** Dataset content **
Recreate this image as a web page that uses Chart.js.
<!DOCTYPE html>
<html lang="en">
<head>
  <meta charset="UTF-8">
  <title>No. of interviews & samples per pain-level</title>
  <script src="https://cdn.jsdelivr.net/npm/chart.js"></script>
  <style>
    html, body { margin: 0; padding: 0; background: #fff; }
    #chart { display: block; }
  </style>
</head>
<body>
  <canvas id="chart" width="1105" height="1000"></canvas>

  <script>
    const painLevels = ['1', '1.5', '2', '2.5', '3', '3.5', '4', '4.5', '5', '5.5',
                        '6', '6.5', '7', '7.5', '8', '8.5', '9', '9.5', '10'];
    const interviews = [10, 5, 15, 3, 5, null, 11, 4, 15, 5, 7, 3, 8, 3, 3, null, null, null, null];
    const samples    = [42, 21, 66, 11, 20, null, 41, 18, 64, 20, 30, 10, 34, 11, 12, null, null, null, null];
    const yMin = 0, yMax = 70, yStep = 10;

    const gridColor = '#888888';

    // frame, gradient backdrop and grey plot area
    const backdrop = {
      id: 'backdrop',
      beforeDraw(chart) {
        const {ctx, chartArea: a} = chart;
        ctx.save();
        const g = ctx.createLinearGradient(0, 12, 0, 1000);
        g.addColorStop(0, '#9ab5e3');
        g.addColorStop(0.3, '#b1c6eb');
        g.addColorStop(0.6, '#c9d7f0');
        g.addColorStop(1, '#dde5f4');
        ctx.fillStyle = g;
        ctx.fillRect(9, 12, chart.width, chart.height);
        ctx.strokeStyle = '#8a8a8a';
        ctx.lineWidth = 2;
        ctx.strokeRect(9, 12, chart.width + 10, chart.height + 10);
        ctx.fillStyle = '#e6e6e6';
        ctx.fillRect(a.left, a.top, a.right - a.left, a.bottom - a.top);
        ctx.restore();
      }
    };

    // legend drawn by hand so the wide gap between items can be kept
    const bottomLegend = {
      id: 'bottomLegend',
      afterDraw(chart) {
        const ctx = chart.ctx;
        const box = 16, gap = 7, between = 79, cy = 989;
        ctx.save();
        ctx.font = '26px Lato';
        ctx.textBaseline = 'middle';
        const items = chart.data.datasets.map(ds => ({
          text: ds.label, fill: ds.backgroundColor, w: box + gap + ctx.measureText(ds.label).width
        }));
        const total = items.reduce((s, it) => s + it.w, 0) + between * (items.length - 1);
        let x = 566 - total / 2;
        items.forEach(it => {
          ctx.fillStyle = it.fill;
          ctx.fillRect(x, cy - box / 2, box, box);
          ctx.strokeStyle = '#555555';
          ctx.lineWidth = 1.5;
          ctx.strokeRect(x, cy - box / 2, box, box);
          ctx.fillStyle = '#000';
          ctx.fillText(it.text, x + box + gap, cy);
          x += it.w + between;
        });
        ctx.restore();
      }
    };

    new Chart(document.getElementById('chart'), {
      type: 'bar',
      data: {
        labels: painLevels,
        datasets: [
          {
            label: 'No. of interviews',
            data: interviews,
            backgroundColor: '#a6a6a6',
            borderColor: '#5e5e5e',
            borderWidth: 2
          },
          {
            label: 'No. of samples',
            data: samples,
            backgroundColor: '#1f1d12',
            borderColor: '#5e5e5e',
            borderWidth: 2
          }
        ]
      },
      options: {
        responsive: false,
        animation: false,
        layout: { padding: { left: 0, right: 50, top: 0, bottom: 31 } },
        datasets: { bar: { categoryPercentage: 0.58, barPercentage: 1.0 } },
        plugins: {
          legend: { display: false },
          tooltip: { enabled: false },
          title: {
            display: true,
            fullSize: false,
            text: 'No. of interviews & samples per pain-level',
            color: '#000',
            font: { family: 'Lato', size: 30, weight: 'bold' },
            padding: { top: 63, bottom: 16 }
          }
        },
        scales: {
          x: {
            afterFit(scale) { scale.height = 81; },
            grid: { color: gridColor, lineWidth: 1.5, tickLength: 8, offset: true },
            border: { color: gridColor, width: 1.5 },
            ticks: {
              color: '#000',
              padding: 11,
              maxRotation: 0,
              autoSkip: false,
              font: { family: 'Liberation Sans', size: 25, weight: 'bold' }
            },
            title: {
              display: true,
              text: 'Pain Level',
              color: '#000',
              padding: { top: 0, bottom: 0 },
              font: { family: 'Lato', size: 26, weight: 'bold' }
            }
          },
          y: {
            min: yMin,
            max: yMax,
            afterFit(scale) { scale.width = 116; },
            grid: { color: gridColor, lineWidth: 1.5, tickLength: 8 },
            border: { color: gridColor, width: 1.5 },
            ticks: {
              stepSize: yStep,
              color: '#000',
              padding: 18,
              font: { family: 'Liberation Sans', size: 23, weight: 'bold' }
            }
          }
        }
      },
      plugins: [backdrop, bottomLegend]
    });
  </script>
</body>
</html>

** Exercise **
Repeat the data above exactly.

** Worked answer **
Recreate this image as a web page that uses Chart.js.
<!DOCTYPE html>
<html lang="en">
<head>
  <meta charset="UTF-8">
  <title>No. of interviews & samples per pain-level</title>
  <script src="https://cdn.jsdelivr.net/npm/chart.js"></script>
  <style>
    html, body { margin: 0; padding: 0; background: #fff; }
    #chart { display: block; }
  </style>
</head>
<body>
  <canvas id="chart" width="1105" height="1000"></canvas>

  <script>
    const painLevels = ['1', '1.5', '2', '2.5', '3', '3.5', '4', '4.5', '5', '5.5',
                        '6', '6.5', '7', '7.5', '8', '8.5', '9', '9.5', '10'];
    const interviews = [10, 5, 15, 3, 5, null, 11, 4, 15, 5, 7, 3, 8, 3, 3, null, null, null, null];
    const samples    = [42, 21, 66, 11, 20, null, 41, 18, 64, 20, 30, 10, 34, 11, 12, null, null, null, null];
    const yMin = 0, yMax = 70, yStep = 10;

    const gridColor = '#888888';

    // frame, gradient backdrop and grey plot area
    const backdrop = {
      id: 'backdrop',
      beforeDraw(chart) {
        const {ctx, chartArea: a} = chart;
        ctx.save();
        const g = ctx.createLinearGradient(0, 12, 0, 1000);
        g.addColorStop(0, '#9ab5e3');
        g.addColorStop(0.3, '#b1c6eb');
        g.addColorStop(0.6, '#c9d7f0');
        g.addColorStop(1, '#dde5f4');
        ctx.fillStyle = g;
        ctx.fillRect(9, 12, chart.width, chart.height);
        ctx.strokeStyle = '#8a8a8a';
        ctx.lineWidth = 2;
        ctx.strokeRect(9, 12, chart.width + 10, chart.height + 10);
        ctx.fillStyle = '#e6e6e6';
        ctx.fillRect(a.left, a.top, a.right - a.left, a.bottom - a.top);
        ctx.restore();
      }
    };

    // legend drawn by hand so the wide gap between items can be kept
    const bottomLegend = {
      id: 'bottomLegend',
      afterDraw(chart) {
        const ctx = chart.ctx;
        const box = 16, gap = 7, between = 79, cy = 989;
        ctx.save();
        ctx.font = '26px Lato';
        ctx.textBaseline = 'middle';
        const items = chart.data.datasets.map(ds => ({
          text: ds.label, fill: ds.backgroundColor, w: box + gap + ctx.measureText(ds.label).width
        }));
        const total = items.reduce((s, it) => s + it.w, 0) + between * (items.length - 1);
        let x = 566 - total / 2;
        items.forEach(it => {
          ctx.fillStyle = it.fill;
          ctx.fillRect(x, cy - box / 2, box, box);
          ctx.strokeStyle = '#555555';
          ctx.lineWidth = 1.5;
          ctx.strokeRect(x, cy - box / 2, box, box);
          ctx.fillStyle = '#000';
          ctx.fillText(it.text, x + box + gap, cy);
          x += it.w + between;
        });
        ctx.restore();
      }
    };

    new Chart(document.getElementById('chart'), {
      type: 'bar',
      data: {
        labels: painLevels,
        datasets: [
          {
            label: 'No. of interviews',
            data: interviews,
            backgroundColor: '#a6a6a6',
            borderColor: '#5e5e5e',
            borderWidth: 2
          },
          {
            label: 'No. of samples',
            data: samples,
            backgroundColor: '#1f1d12',
            borderColor: '#5e5e5e',
            borderWidth: 2
          }
        ]
      },
      options: {
        responsive: false,
        animation: false,
        layout: { padding: { left: 0, right: 50, top: 0, bottom: 31 } },
        datasets: { bar: { categoryPercentage: 0.58, barPercentage: 1.0 } },
        plugins: {
          legend: { display: false },
          tooltip: { enabled: false },
          title: {
            display: true,
            fullSize: false,
            text: 'No. of interviews & samples per pain-level',
            color: '#000',
            font: { family: 'Lato', size: 30, weight: 'bold' },
            padding: { top: 63, bottom: 16 }
          }
        },
        scales: {
          x: {
            afterFit(scale) { scale.height = 81; },
            grid: { color: gridColor, lineWidth: 1.5, tickLength: 8, offset: true },
            border: { color: gridColor, width: 1.5 },
            ticks: {
              color: '#000',
              padding: 11,
              maxRotation: 0,
              autoSkip: false,
              font: { family: 'Liberation Sans', size: 25, weight: 'bold' }
            },
            title: {
              display: true,
              text: 'Pain Level',
              color: '#000',
              padding: { top: 0, bottom: 0 },
              font: { family: 'Lato', size: 26, weight: 'bold' }
            }
          },
          y: {
            min: yMin,
            max: yMax,
            afterFit(scale) { scale.width = 116; },
            grid: { color: gridColor, lineWidth: 1.5, tickLength: 8 },
            border: { color: gridColor, width: 1.5 },
            ticks: {
              stepSize: yStep,
              color: '#000',
              padding: 18,
              font: { family: 'Liberation Sans', size: 23, weight: 'bold' }
            }
          }
        }
      },
      plugins: [backdrop, bottomLegend]
    });
  </script>
</body>
</html>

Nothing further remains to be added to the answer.